木星の第2衛星エウロパは、氷殻で覆われた表面の下に液体の塩水をたたえた「内部海」があると考えられており、地球外生命体を探すのに最適な場所の一つと期待されている。こうした海における生命居住の可能性や、そこに生きる生命の特性には、エウロパの表面物質と内部海との間で起こる物質循環や、突発的な彗星などの天体衝突による内部海への物質供給が深く関わっているはずであり、その場合氷殻の厚さが重要な鍵となる。

エウロパは1995年から2003年まで木星系を調べた探査機「ガリレオ」によってフライバイ観測されたが、それ以降は詳しく調べられておらず、もちろん氷の厚さが直接計測されたことはない。そのため、氷殻の厚さの推計には、エウロパの表面にある小さなクレーターなどが用いられてきた。しかし、この方法では、氷殻が薄い場合と、氷殻が硬い層ともろい層で構成されている場合とを区別できないという問題があった。
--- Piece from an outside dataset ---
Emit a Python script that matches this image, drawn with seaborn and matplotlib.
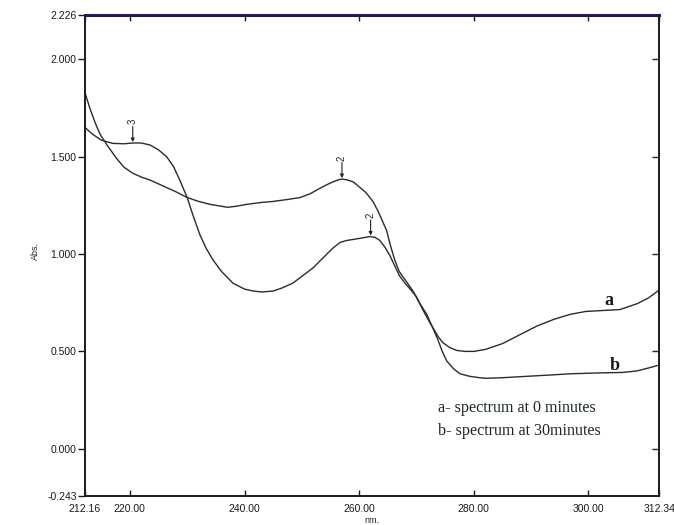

米・パデュー大学の脇田茂さんたちの研究チームは、これまでの探査で見つかっている、「多重リング盆地」と呼ばれる同心円状の構造を示す大きなクレーターに着目した。多重リング盆地の形成は氷殻の厚さや温度、構造に強い影響を受けることから、その形成過程を解明すれば、氷殻の厚さに制限をつけられると考えたからだ。

多重リング盆地を形成する天体衝突の想像図
エウロパで起こった多重リング盆地を形成する天体衝突の想像図(提供:Brandon Johnson generated with the assistance of AI.)

多重リング盆地「Tyre」
1998年に探査機「ガリレオ」が撮影した、エウロパの多重リング盆地の一つ「Tyre」。同地形の特徴が見てとれる範囲は40kmほどだが、構造全体はもっと大きい(提供:NASA/JPL/ASU

多重リング盆地のような表面構造を作り出すには、どのような物理的特性の組み合わせが必要なのかを特定するため、脇田さんたちは国立天文台が運用する共同利用計算機「計算サーバ」と、複数の物質を扱える数値衝突計算コード「iSALE」を用いた天体衝突シミュレーションを行った。
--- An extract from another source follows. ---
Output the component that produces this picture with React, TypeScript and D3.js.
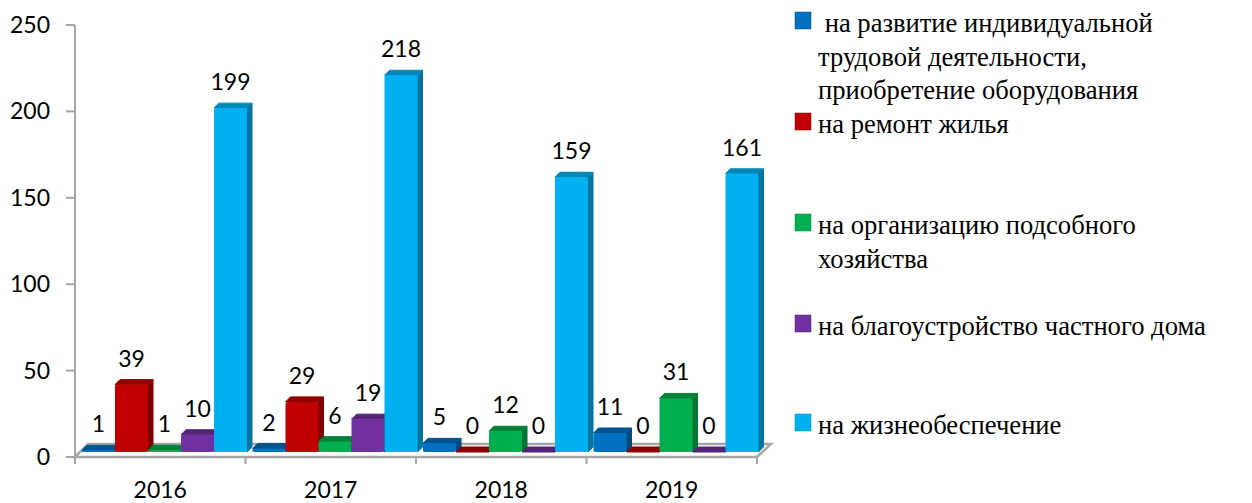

100通り以上の計算の結果、多重リング盆地が形成されるには、硬い層(リソスフェア)ともろい層(アセノスフェア)の2層からなる、少なくとも20kmの厚さがある氷殻が必要だとわかった。さらに、厚さ20km以上の氷殻の場合はエウロパ表面の2つの多重リング盆地の観測結果とよく一致する結果が得られた。一方で、薄い氷殻を想定したシミュレーションでは、たとえもろい層があっても多重リング盆地の観測結果は再現されなかった。

今回のシミュレーションの動画「「エウロパ上の『多重リング盆地』の形成の衝突シミュレーション」。カラーマップは衝突による変形度合い、白点線は氷殻と内部海の境界線をそれぞれ示す。(右上)シミュレーションの一部(中央の黒枠部分)を拡大したもの。400秒以降に拡大図で見られるV字型の構造(黒破線)は観測と一致するリング構造の形成を表す(提供:国立天文台シミュレーション(CfCA))

「氷殻の厚さは、エウロパ内部で起こるプロセスを制御しており、それは表面と海洋との間の物質交換を理解するためには本当に重要です。つまり、氷の厚さを理解することは、エウロパにおける生命存在の可能性を理論化するために不可欠なのです」(パデュー大学 Brandon Johnsonさん)。

「今回の研究では、氷の厚さの下限値を決めることはできましたが、上限値は決められていません。探査機による観測、特にNASAが今年10月に打ち上げ予定の探査機『エウロパ・クリッパー』によって、その答えが得られる可能性があります。多重リング盆地を観測する際に、今回の研究で得られた厚い氷を念頭に置くことで、氷の厚さだけでなく内部海の深さの情報も得られるかもしれません。そうすることで、よりエウロパでの生命居住の可能性を明確にできると思います」(脇田さん)。